Dengan demikian, kekuasaan utama, termasuk pengambilan keputusan, ada di tangan presiden dan tidak lagi di tangan partai politik dan parlemen. Sukarno dan tentara berbagi tugas. Sukarno fokus pada urusan ideologi, luar negeri dan praktik politik di tengah publik. Tentara memegang peranan di bidang pemerintahan daerah, nasionalisasi perusahaan Belanda, administrasi dan keamanan dalam negeri. Begitu pula anggota parlemen yang terpilih dari Pemilu 1955 digantikan dengan MPRS dan DPR yang berada di bawah kontrol Sukarno.

Beberapa kebijakan yang diambil Sukarno pada masa Demokrasi Terpimpin: 1) membubarkan Partai Masyumi dan PSI pada tahun 1960 karena menilai sebagian tokoh partai tersebut terlibat dalam pemberontakan daerah tahun 1957-1958 dan juga karena mereka beroposisi dengan Sukarno. Untuk menyeimbangkan kekuatan tentara, Sukarno memanfaatkan pengaruh yang terbatas dari partai-partai yang masih ada, terutama sekali PKI yang memiliki basis massa yang luas serta terorganisir dengan baik. PKI melihat bahwa kolaborasinya dengan Sukarno berarti perlindungan dari tentara yang melihat PKI sebagai musuh. PKI juga berharap dapat berpartisipasi di dalam kabinet.

Walaupun pada mulanya Sukarno menilai bahwa Demokrasi Terpimpin dapat menyelamatkan Indonesia dari perpecahan karena ideologi, pada akhirnya sistem ini mengalami kegagalan.

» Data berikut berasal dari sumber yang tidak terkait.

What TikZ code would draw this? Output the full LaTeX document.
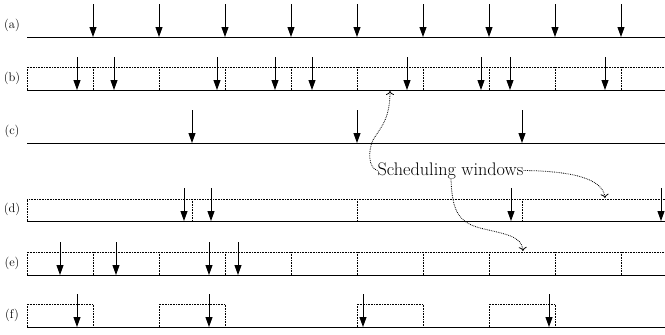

Sejumlah pihak mendukung Sukarno, namun sebagian pengikutnya menggunakan pandangan dan prinsip Sukarno untuk menyerang pihak lainnya yang sebenarnya juga merupakan pendukung Sukarno. Ini tampak dalam persaingan antara kalangan tentara dan PKI.

Kompetisi, yang kemudian berubah menjadi konflik, di antara tentara dan PKI semakin keras di paroh pertama dekade 1960an. Di bawah Demokrasi Terpimpin, ekonomi Indonesia memburuk sementara ketegangan politik meningkat. Demokrasi Terpimpin berakhir segera sesudah terjadinya Peristiwa Gerakan 30 September tahun 1965.